Tone of voice is a brand element which is often overlooked affirms brand strategist and Brand Aid author, Brad VanAuken.
“We talk at length about the brand promise, brand essence, brand personality, brand values. All these things lead to who the brand is, as though the brand were a person. But I don’t see anyone really adding anything about tone of voice. There’s often no real brand voice or there are so many you can pin down what it is. It’s either indeterminate or its confusing,” reflects VanAuken.
Creating a strong and consistent brand voice isn’t easy because tone of voice is comprised of many elements.
What’s the level of education, the level of intellect, of your brand?
How articulate is your brand? How truncated or complex is your sentence structure?
What rhythm is created by variation in the length of sentences and paragraphs?
Does your brand use the more intimate first person (we), the direct and engaging second person (you), or the distant third person ([COMPANY/BRAND])
Does your brand use contractions (you’re, they’re, don’t…)? Does your brand use jargon (which can be industry-specific), buzzwords (which date), clichés (which tend to be overused), colloquialisms and slang (which can be country- or culture-specific)?
Does your brand prescriptively obey long-established rules of grammar or do you bend the rules to reflect the evolution of language and sound more natural?
What other idiosyncratic writing techniques illustrate your brand’s personality? For example, are metaphors, hyperbole, similes or parenthetical phrases an intrinsic part of your brand voice?
How to create a consistent tone of voice
- Understand your brand’s personality – it’s almost certainly documented in your brand guidelines, often as ‘we are… we are not’ statements. Is your brand erudite and sophisticated or casual and goofy?
- Make sure your tone of voice matches your brand’s personality. Let’s look at a few examples: sports brand PUMA, financial services brand PayPal, Coca-Cola and the University of Leeds.
Personality: Sporty, Lifestyle, Performance, Chill
Brand Voice: PUMA’s tone of voice is confident and it should always reflect the core values of the brand. The tone must also reflect our passion and love for what we do. PUMA uses humour and irony to express joy along with confidence, honesty and powerful words to state our level of determination.
Personality: Helpful, Human, Innovative, Vigilant, Courageous
Our tone and manner come from a customer-first perspective, making sure it’s simple, clear, helpful and easy to understand.
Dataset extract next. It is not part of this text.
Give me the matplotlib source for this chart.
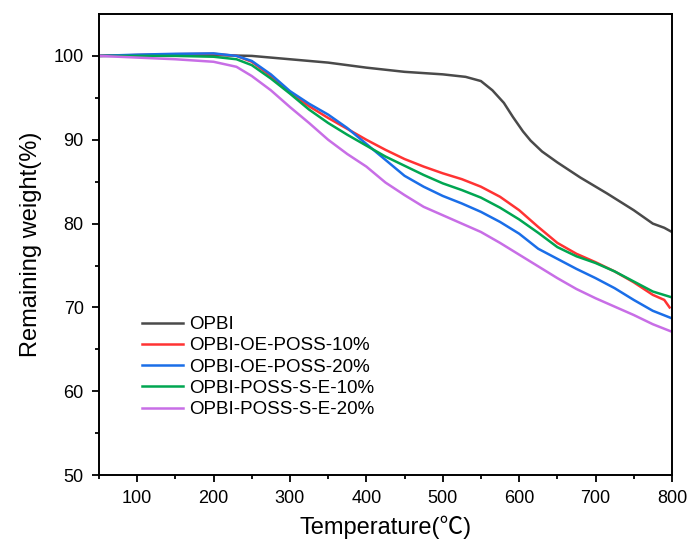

The PayPal voice:
- Sounds like a human being, not a robotic script
- Is clever, but not snobby or cynical
- Uses humour to create engagement, to share a knowing smile
- When we have to deliver a tough message, a respectful tone can make all the difference
- Avoids jargon and overly technical language
- Avoids acronyms that mean nothing to people outside of PayPal
- Gets to the point quickly.
Personality: Authentic (real), Connected, Optimistic, Spontaneous
Brand Voice: How do we talk to people? Like people. Throughout our 120-year history, simple one-word brand statements like ‘Drink’, ‘Enjoy’ and ‘Always’ have been as iconic to Cola-Cola as the colour Coke Red. Words offering refreshment cues such as ‘Ice Cold’, ‘Delicious’ and ‘Refreshing’ are similarly part of the Coke lexicon, as are invitational messages like ‘Have a Coke’ or the more playful ‘Yes.’ The words give the brand a point of view and a personality to connect with the consumer.
Personality: Straightforward, Friendly, Imaginative, Confident
Brand Voice: Our tone of voice is the way in which we write and speak, what we say and how we say it. Like a person, what we say is dictated by our principles, experiences and aspirations, how we say it is informed by our personality…
Our personality guides how we talk and write for the University.
If a person were friendly, straightforward, imaginative and confident, how would they sound. Use the following pages for ideas on how to bring these personality traits to life in your writing.
If we are friendly, we should sound friendly. Bring some warmth to your words. Likewise, if we’re imaginative, our language should be too. No falling back on tired old clichés or bureaucratic jargon. Remember, this is as much about the style of your writing as the content…
- Document it. Include tone of voice in your brand guidelines. In doing so, be as specific as possible.
“Don’t just say your brand voice is funny because ‘funny’ can manifest itself in different ways”, counsels VanAuken. “There are so many types of humour – puns, sarcasm, vulgar humour, inside jokes, plays on words…. You need to be specific about the type of sense of humour.”
- Create a brand vocabulary list. What words and phrases are well suited to your brand’s personality and voice? What words and phrases would be off-brand?
- Don’t just tell – show. For example, check out this excerpt from the University of Leeds’ Tone of Voice Guidelines. The connection between personality and voice is clear. The guidelines also illuminate how each personality trait might sound and provide practical advice, tips and examples.
Get a spokesperson, or create a character or persona, that absolutely exemplifies the personality you’re trying to instil. It’s much easier to achieve consistency if you have a person, character or archetype to keep you focused.